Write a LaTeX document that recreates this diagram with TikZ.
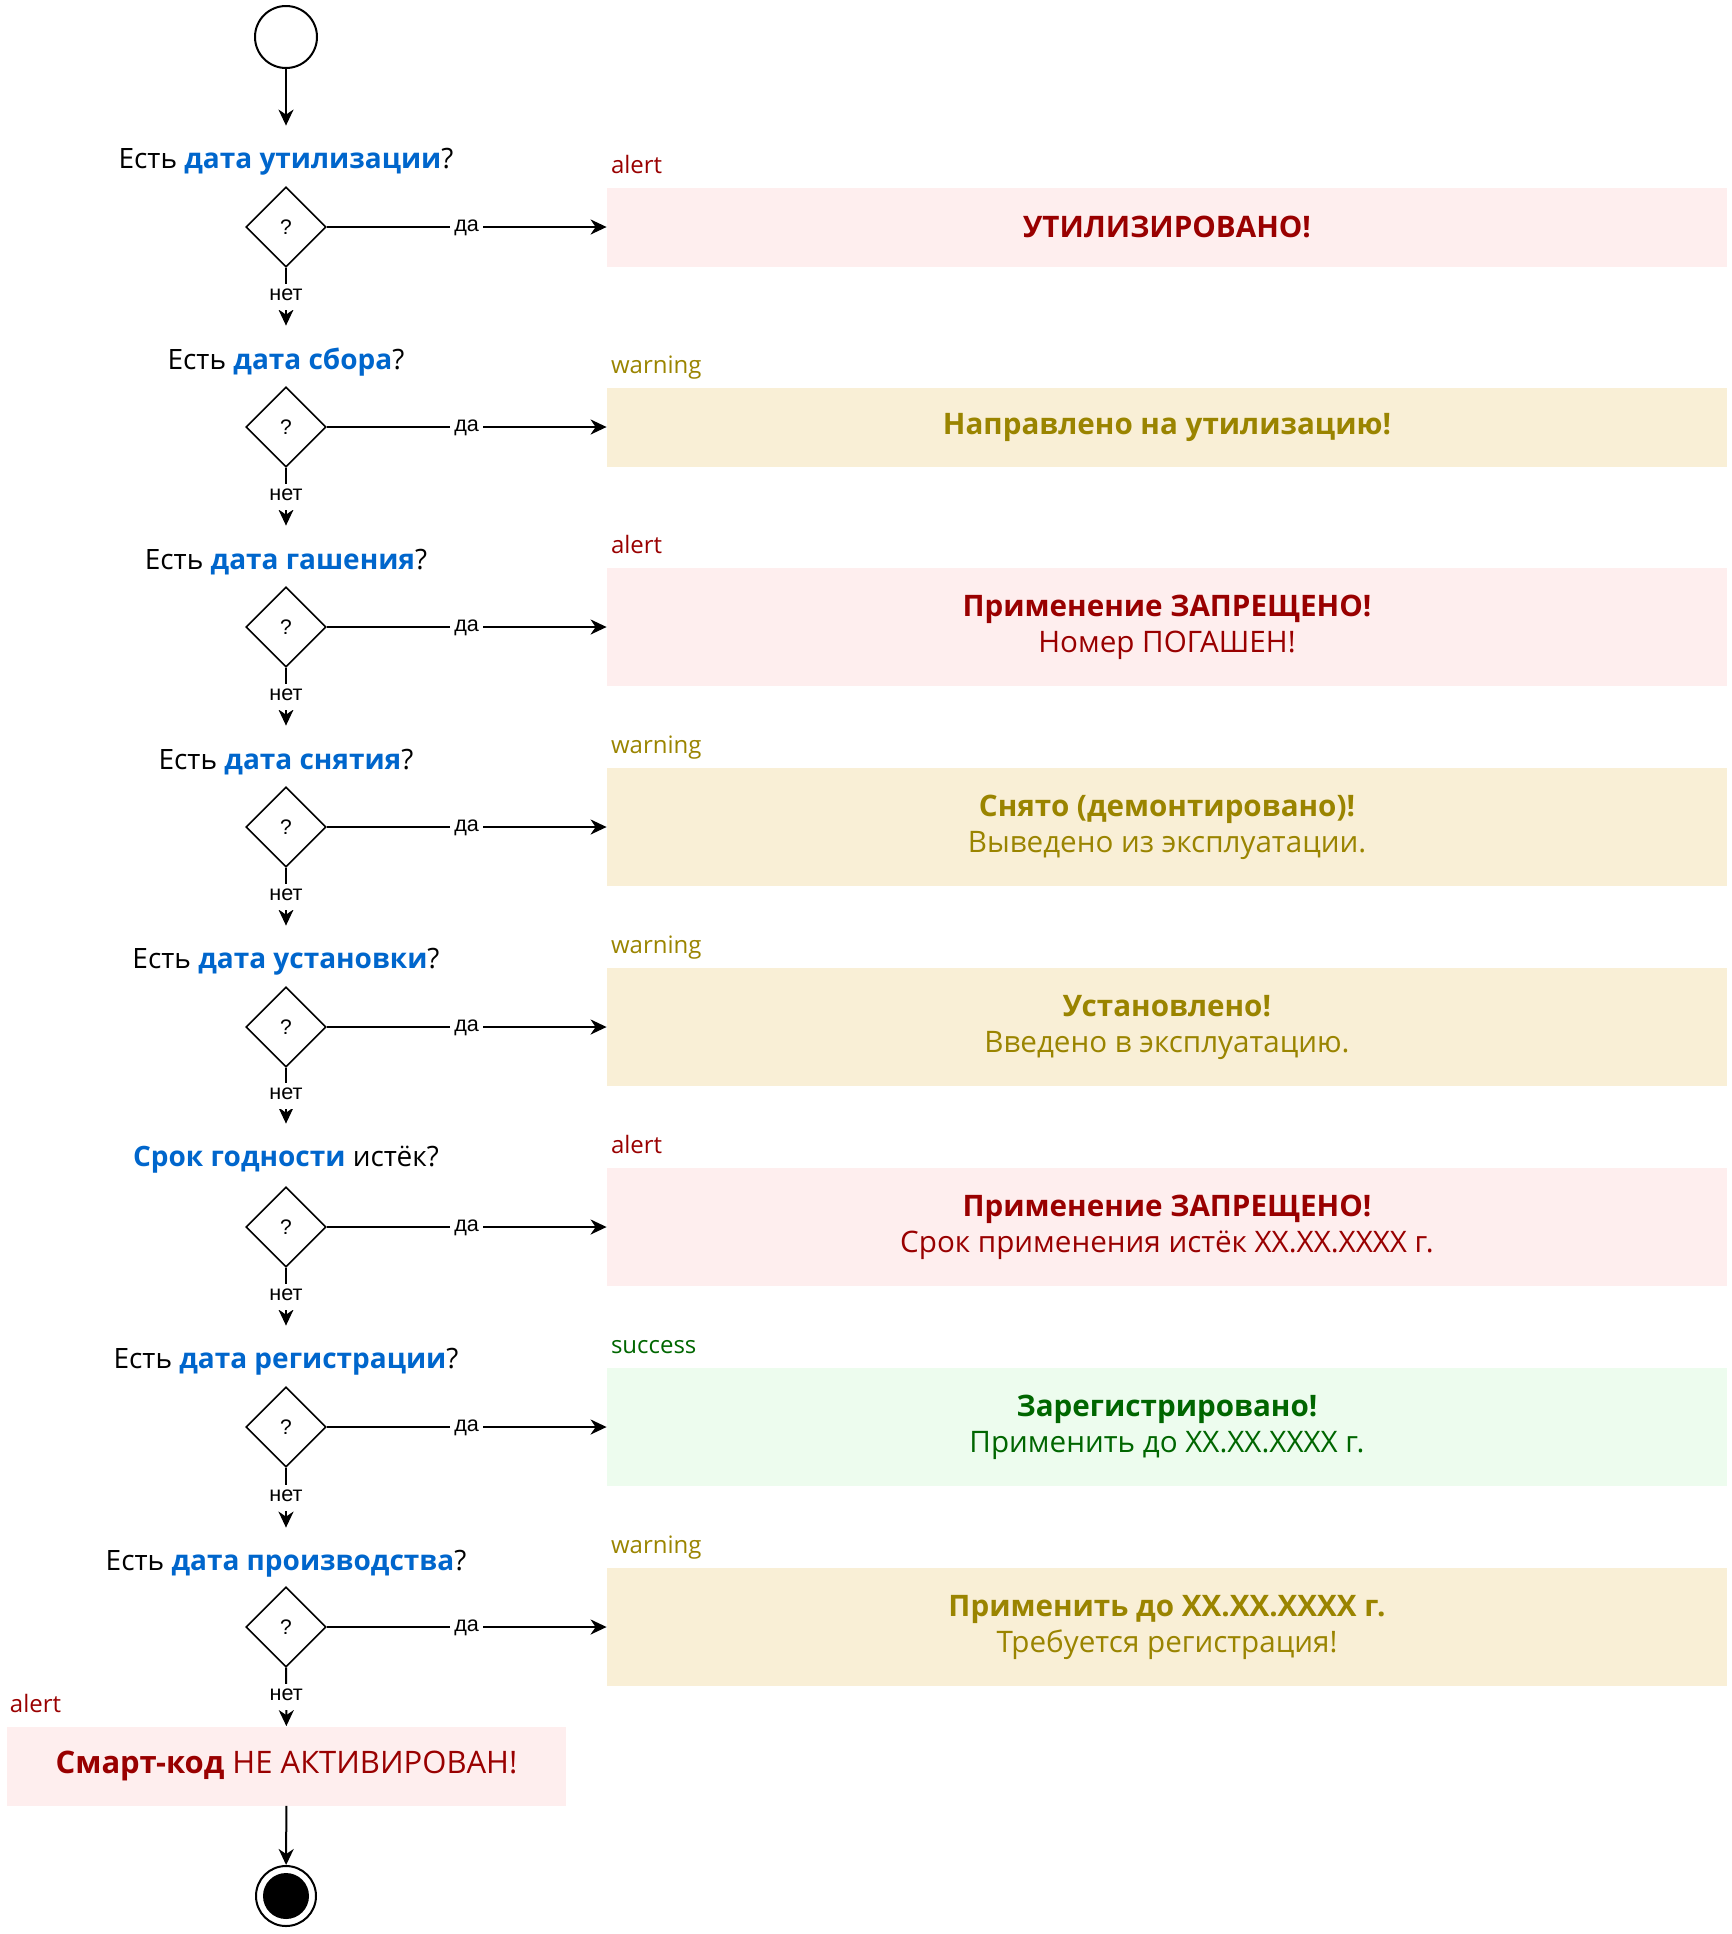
\documentclass[tikz,border=0pt]{standalone}
\usepackage{fontspec}
\setmainfont{Open Sans}
\newfontfamily\labelfont{Liberation Sans}
\usepackage{xcolor}
\usetikzlibrary{arrows.meta,positioning,shapes.geometric}
\definecolor{askblue}{HTML}{0066CC}
\definecolor{alerttext}{HTML}{990000}
\definecolor{alertfill}{HTML}{FEEEEE}
\definecolor{warntext}{HTML}{9A8400}
\definecolor{warnfill}{HTML}{F9EFD6}
\definecolor{oktext}{HTML}{006600}
\definecolor{okfill}{HTML}{EDFCEE}
\tikzset{%
	startdot/.style = {draw, circle, line width=1pt, minimum size=31pt},
	enddot/.style   = {draw, circle, line width=1pt, minimum size=30pt, path picture={\fill (path picture bounding box.center) circle (11.5pt);}},
	question/.style = {minimum height=36pt, text centered, font=\fontsize{14}{17}\selectfont},
	choice/.style   = {draw, diamond, aspect=1, minimum width=40pt, minimum height=40pt, inner sep=0pt, line width=0.8pt, font=\labelfont\fontsize{10.5}{12}\selectfont},
	msgbox/.style   = {rectangle, minimum width=560pt, align=center, font=\fontsize{14.8}{18}\selectfont},
	alertbox/.style = {msgbox, fill=alertfill, text=alerttext},
	warnbox/.style  = {msgbox, fill=warnfill, text=warntext},
	okbox/.style    = {msgbox, fill=okfill, text=oktext},
	short/.style    = {minimum height=39.5pt},
	tall/.style     = {minimum height=59pt},
	tag/.style      = {anchor=base west, inner sep=0pt, font=\fontsize{12}{14}\selectfont},
	answer/.style   = {fill=white, inner sep=2pt, text height=6.5pt, text depth=2.5pt, font=\labelfont\fontsize{10.8}{12}\selectfont},
	arrow/.style    = {line width=1pt, -{Stealth[length=8pt, width=7.5pt, inset=2.5pt]}},
}
\newcommand{\askword}[1]{{\bfseries\color{askblue}#1}}

\begin{document}
\begin{tikzpicture}[x=0.5pt, y=-0.5pt]
	\useasboundingbox (0,0) rectangle (1732,1934);
	
	\node[startdot] (s) at (286,37) {};
	
	\node[question] (q1) at (286,162) {Есть \askword{дата утилизации}?};
	\node[question] (q2) at (286,362) {Есть \askword{дата сбора}?};
	\node[question] (q3) at (286,562) {Есть \askword{дата гашения}?};
	\node[question] (q4) at (286,762) {Есть \askword{дата снятия}?};
	\node[question] (q5) at (286,962) {Есть \askword{дата установки}?};
	\node[question] (q6) at (286,1160) {\askword{Срок годности} истёк?};
	\node[question] (q7) at (286,1362) {Есть \askword{дата регистрации}?};
	\node[question] (q8) at (286,1564) {Есть \askword{дата производства}?};
	
	\node[choice] (d1) at (286,227) {?};
	\node[choice] (d2) at (286,427) {?};
	\node[choice] (d3) at (286,627) {?};
	\node[choice] (d4) at (286,827) {?};
	\node[choice] (d5) at (286,1027) {?};
	\node[choice] (d6) at (286,1227) {?};
	\node[choice] (d7) at (286,1427) {?};
	\node[choice] (d8) at (286,1627) {?};
	
	\node[alertbox,short] (b1) at (1167,227) {\textbf{УТИЛИЗИРОВАНО!}};
	\node[warnbox,short] (b2) at (1167,427) {\textbf{Направлено на утилизацию!}};
	\node[alertbox,tall] (b3) at (1167,627) {\textbf{Применение ЗАПРЕЩЕНО!}\\Номер ПОГАШЕН!};
	\node[warnbox,tall] (b4) at (1167,827) {\textbf{Снято (демонтировано)!}\\Выведено из эксплуатации.};
	\node[warnbox,tall] (b5) at (1167,1027) {\textbf{Установлено!}\\Введено в эксплуатацию.};
	\node[alertbox,tall] (b6) at (1167,1227) {\textbf{Применение ЗАПРЕЩЕНО!}\\Срок применения истёк XX.XX.XXXX г.};
	\node[okbox,tall] (b7) at (1167,1427) {\textbf{Зарегистрировано!}\\Применить до XX.XX.XXXX г.};
	\node[warnbox,tall] (b8) at (1167,1627) {\textbf{Применить до XX.XX.XXXX г.}\\Требуется регистрация!};
	
	\node[alertbox,short,minimum width=279.5pt,font=\fontsize{15.5}{18}\selectfont] (b9) at (286.5,1766) {\textbf{Смарт-код} НЕ АКТИВИРОВАН!};
	\node[enddot] (e) at (286,1896) {};
	
	\node[tag,text=alerttext] at ([xshift=2pt,yshift=7pt]b1.north west) {alert};
	\node[tag,text=warntext] at ([xshift=2pt,yshift=7pt]b2.north west) {warning};
	\node[tag,text=alerttext] at ([xshift=2pt,yshift=7pt]b3.north west) {alert};
	\node[tag,text=warntext] at ([xshift=2pt,yshift=7pt]b4.north west) {warning};
	\node[tag,text=warntext] at ([xshift=2pt,yshift=7pt]b5.north west) {warning};
	\node[tag,text=alerttext] at ([xshift=2pt,yshift=7pt]b6.north west) {alert};
	\node[tag,text=oktext] at ([xshift=2pt,yshift=7pt]b7.north west) {success};
	\node[tag,text=warntext] at ([xshift=2pt,yshift=7pt]b8.north west) {warning};
	\node[tag,text=alerttext] at ([xshift=1.5pt,yshift=7pt]b9.north west) {alert};
	
	% yes branches
	\draw[arrow] (d1) -- node[answer] {да} (b1);
	\draw[arrow] (d2) -- node[answer] {да} (b2);
	\draw[arrow] (d3) -- node[answer] {да} (b3);
	\draw[arrow] (d4) -- node[answer] {да} (b4);
	\draw[arrow] (d5) -- node[answer] {да} (b5);
	\draw[arrow] (d6) -- node[answer] {да} (b6);
	\draw[arrow] (d7) -- node[answer] {да} (b7);
	\draw[arrow] (d8) -- node[answer] {да} (b8);
	
	% no branches
	\draw[arrow] (s) -- (q1);
	\draw[arrow] (d1) -- node[answer] {нет} (q2);
	\draw[arrow] (d2) -- node[answer] {нет} (q3);
	\draw[arrow] (d3) -- node[answer] {нет} (q4);
	\draw[arrow] (d4) -- node[answer] {нет} (q5);
	\draw[arrow] (d5) -- node[answer] {нет} (q6);
	\draw[arrow] (d6) -- node[answer] {нет} (q7);
	\draw[arrow] (d7) -- node[answer] {нет} (q8);
	\draw[arrow] (d8) -- node[answer] {нет} (b9);
	\draw[arrow] (b9) -- (e);
	
\end{tikzpicture}
\end{document}
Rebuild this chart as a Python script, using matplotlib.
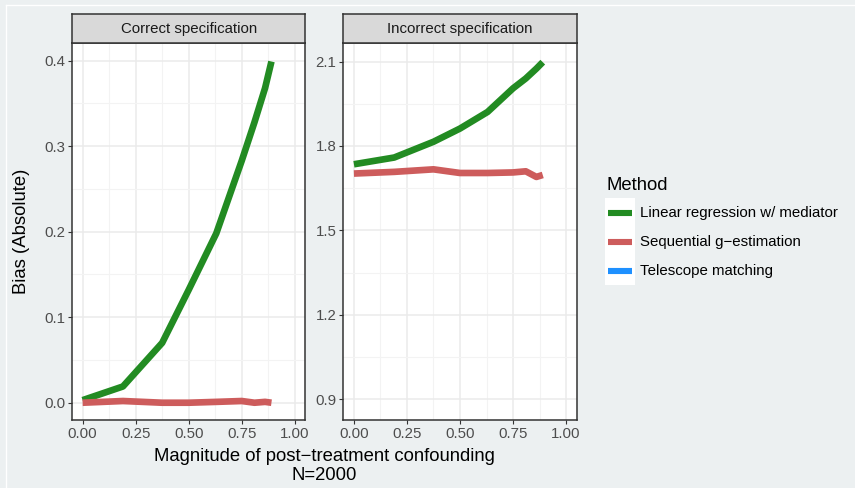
import numpy as np
import matplotlib

matplotlib.use('Agg')
import matplotlib.pyplot as plt
from matplotlib.lines import Line2D
from matplotlib.patches import Rectangle

plt.rcParams['font.family'] = ['Liberation Sans', 'DejaVu Sans']

# data
magnitude = [0.0, 0.19, 0.375, 0.5, 0.63, 0.75, 0.81, 0.86, 0.89]
panels = ['Correct specification', 'Incorrect specification']
methods = ['Linear regression w/ mediator', 'Sequential g\u2212estimation', 'Telescope matching']
colors = ['#228B22', '#CD5C5C', '#1E90FF']

linreg_correct = [0.003, 0.019, 0.070, 0.132, 0.198, 0.283, 0.328, 0.368, 0.399]
seqg_correct = [0.000, 0.002, 0.000, 0.000, 0.001, 0.002, 0.000, 0.001, 0.000]
linreg_incorrect = [1.735, 1.759, 1.815, 1.862, 1.921, 2.005, 2.040, 2.075, 2.098]
seqg_incorrect = [1.702, 1.708, 1.717, 1.704, 1.704, 1.706, 1.710, 1.690, 1.697]

series = {
    panels[0]: {methods[0]: linreg_correct, methods[1]: seqg_correct},
    panels[1]: {methods[0]: linreg_incorrect, methods[1]: seqg_incorrect},
}
yticks = {panels[0]: [0.0, 0.1, 0.2, 0.3, 0.4], panels[1]: [0.9, 1.2, 1.5, 1.8, 2.1]}
ylims = {panels[0]: (-0.0202, 0.4203), panels[1]: (0.826, 2.165)}
xticks = [0.0, 0.25, 0.5, 0.75, 1.0]

W, H = 855, 488
bg = '#ECF0F1'
fig = plt.figure(figsize=(W / 100, H / 100), dpi=100, facecolor=bg)

# faint white frame edge at top/left
fig.add_artist(Line2D([6 / W, 1], [1 - 5 / H, 1 - 5 / H], transform=fig.transFigure, color='white', lw=1))
fig.add_artist(Line2D([6 / W, 6 / W], [0, 1 - 5 / H], transform=fig.transFigure, color='white', lw=1))

lefts = [72, 343.3]
top, bottom, strip_top = 43.3, 420, 14.3
pw = 233.4
small = 10.8
big = 13.3
lw = 4.8
for left, name in zip(lefts, panels):
    ax = fig.add_axes([left / W, 1 - bottom / H, pw / W, (bottom - top) / H])
    ax.set_facecolor('white')
    for m, c in zip(methods, colors):
        if m in series[name]:
            ax.plot(magnitude, series[name][m], color=c, lw=lw, solid_capstyle='butt', zorder=3)
    ax.set_xlim(-0.05, 1.05)
    ax.set_ylim(*ylims[name])
    ax.set_xticks(xticks)
    ax.set_xticklabels(['%.2f' % t for t in xticks])
    ax.set_yticks(yticks[name])
    ax.set_yticklabels(['%.1f' % t for t in yticks[name]])
    ax.set_xticks([0.125, 0.375, 0.625, 0.875], minor=True)
    yt = yticks[name]
    step = yt[1] - yt[0]
    ax.set_yticks([t + step / 2 for t in yt[:-1]], minor=True)
    ax.grid(True, which='major', color='#EBEBEB', lw=1.1, zorder=0)
    ax.grid(True, which='minor', color='#F3F3F3', lw=0.8, zorder=0)
    ax.set_axisbelow(True)
    ax.tick_params(which='major', length=3, width=0.8, color='#333333', labelcolor='#4D4D4D',
                   labelsize=small, pad=2)
    ax.tick_params(which='minor', length=0)
    for s in ax.spines.values():
        s.set_color('#333333')
        s.set_linewidth(1.1)

    # facet strip
    sax = fig.add_axes([left / W, 1 - top / H, pw / W, (top - strip_top) / H])
    sax.set_facecolor('#D9D9D9')
    sax.set_xticks([])
    sax.set_yticks([])
    for s in sax.spines.values():
        s.set_color('#333333')
        s.set_linewidth(1.1)
    sax.text(0.5, 0.5, name, ha='center', va='center', fontsize=small, color='#1A1A1A',
             transform=sax.transAxes)

fig.text(22 / W, 1 - 231 / H, 'Bias (Absolute)', rotation=90, ha='center', va='center', fontsize=big)
fig.text(324 / W, 1 - 466 / H, 'Magnitude of post\u2212treatment confounding\nN=2000',
         ha='center', va='center', fontsize=big, linespacing=1.08)

# legend
fig.text(606 / W, 1 - 185 / H, 'Method', ha='left', va='center', fontsize=big)
fig.add_artist(Rectangle((605 / W, 1 - 285 / H), 30 / W, 87 / H, transform=fig.transFigure,
                         facecolor='white', edgecolor='none'))
for i, (m, c) in enumerate(zip(methods, colors)):
    y = 1 - (212.5 + i * 29.3) / H
    fig.add_artist(Line2D([608 / W, 632 / W], [y, y], transform=fig.transFigure, color=c, lw=4.4,
                          solid_capstyle='butt'))
    fig.text(640 / W, y, m, ha='left', va='center', fontsize=small)

fig.savefig('out.png', dpi=100, facecolor=bg)
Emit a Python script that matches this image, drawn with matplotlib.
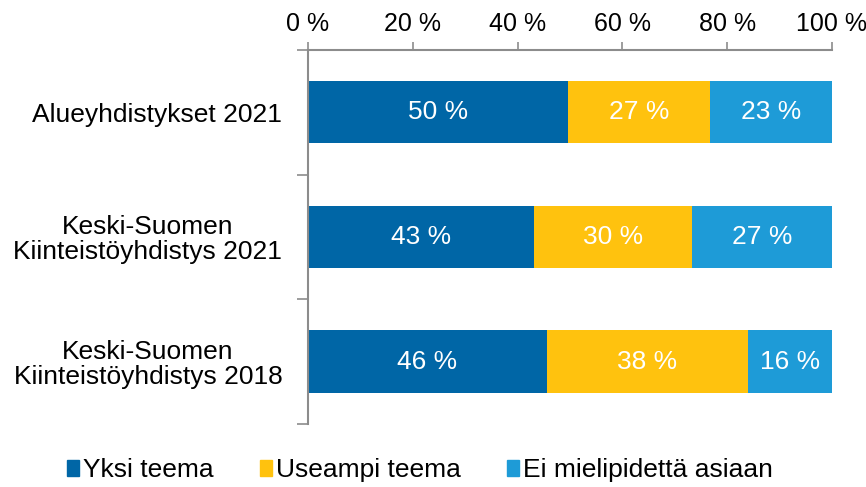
import numpy as np
import matplotlib.pyplot as plt
from matplotlib.patches import Patch

plt.rcParams['font.family'] = ['Liberation Sans', 'DejaVu Sans']

categories = ['Alueyhdistykset 2021',
              'Keski-Suomen\nKiinteistöyhdistys 2021',
              'Keski-Suomen\nKiinteistöyhdistys 2018']
series = ['Yksi teema', 'Useampi teema', 'Ei mielipidettä asiaan']
yksi = [49.6, 43.2, 45.6]
useampi = [27.2, 30.1, 38.4]
ei = [23.2, 26.7, 16.0]
colors = ['#0066a6', '#ffc20e', '#1e9bd7']
xticks = [0, 20, 40, 60, 80, 100]

fs = 19

fig = plt.figure(figsize=(8.66, 4.87), dpi=100)
ax = fig.add_axes([0.3557, 0.1294, 0.605, 0.768])

y = np.arange(len(categories))
left = np.zeros(len(categories))
for name, vals, c in zip(series, [yksi, useampi, ei], colors):
    vals = np.array(vals)
    ax.barh(y, vals, left=left, height=0.5, color=c, label=name)
    for yi, l, v in zip(y, left, vals):
        ax.text(l + v / 2, yi, f'{round(v)} %', ha='center', va='center',
                color='white', fontsize=fs)
    left += vals

ax.set_xlim(0, 100)
ax.set_ylim(2.5, -0.5)
ax.xaxis.tick_top()
ax.set_xticks(xticks)
ax.set_xticklabels([f'{t} %' for t in xticks], fontsize=18)
ax.set_yticks(y)
ax.set_yticklabels(categories, fontsize=fs, linespacing=1.05)
ax.set_yticks([-0.5, 0.5, 1.5, 2.5], minor=True)

gray = '#8c8c8c'
ax.tick_params(axis='x', which='major', direction='out', length=6, color=gray,
               width=1.2, pad=4)
ax.tick_params(axis='y', which='major', length=0, pad=18.5)
ax.tick_params(axis='y', which='minor', length=8, color=gray, width=1.2)
for s in ['right', 'bottom']:
    ax.spines[s].set_visible(False)
for s in ['top', 'left']:
    ax.spines[s].set_color(gray)
    ax.spines[s].set_linewidth(1.5)
for lab in ax.get_yticklabels():
    lab.set_multialignment('center')

handles = [Patch(color=c, label=n) for n, c in zip(series, colors)]
fig.legend(handles=handles, loc='center', bbox_to_anchor=(0.485, 0.035), ncol=3,
           frameon=False, fontsize=fs, handlelength=0.45, handleheight=0.55,
           handletextpad=0.15, columnspacing=1.75)

fig.savefig('out.png', dpi=100)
· · · · ·
- **Set problem**
Begin at the line containing "Rebuild this chart", end at the line containing "fig.add_artist(Line2D([6 / W, 6", and copy those lines word for word, both included. Skip pictures.

- **Output below**
Rebuild this chart as a Python script, using matplotlib.
import numpy as np
import matplotlib

matplotlib.use('Agg')
import matplotlib.pyplot as plt
from matplotlib.lines import Line2D
from matplotlib.patches import Rectangle

plt.rcParams['font.family'] = ['Liberation Sans', 'DejaVu Sans']

# data
magnitude = [0.0, 0.19, 0.375, 0.5, 0.63, 0.75, 0.81, 0.86, 0.89]
panels = ['Correct specification', 'Incorrect specification']
methods = ['Linear regression w/ mediator', 'Sequential g\u2212estimation', 'Telescope matching']
colors = ['#228B22', '#CD5C5C', '#1E90FF']

linreg_correct = [0.003, 0.019, 0.070, 0.132, 0.198, 0.283, 0.328, 0.368, 0.399]
seqg_correct = [0.000, 0.002, 0.000, 0.000, 0.001, 0.002, 0.000, 0.001, 0.000]
linreg_incorrect = [1.735, 1.759, 1.815, 1.862, 1.921, 2.005, 2.040, 2.075, 2.098]
seqg_incorrect = [1.702, 1.708, 1.717, 1.704, 1.704, 1.706, 1.710, 1.690, 1.697]

series = {
    panels[0]: {methods[0]: linreg_correct, methods[1]: seqg_correct},
    panels[1]: {methods[0]: linreg_incorrect, methods[1]: seqg_incorrect},
}
yticks = {panels[0]: [0.0, 0.1, 0.2, 0.3, 0.4], panels[1]: [0.9, 1.2, 1.5, 1.8, 2.1]}
ylims = {panels[0]: (-0.0202, 0.4203), panels[1]: (0.826, 2.165)}
xticks = [0.0, 0.25, 0.5, 0.75, 1.0]

W, H = 855, 488
bg = '#ECF0F1'
fig = plt.figure(figsize=(W / 100, H / 100), dpi=100, facecolor=bg)

# faint white frame edge at top/left
fig.add_artist(Line2D([6 / W, 1], [1 - 5 / H, 1 - 5 / H], transform=fig.transFigure, color='white', lw=1))
fig.add_artist(Line2D([6 / W, 6 / W], [0, 1 - 5 / H], transform=fig.transFigure, color='white', lw=1))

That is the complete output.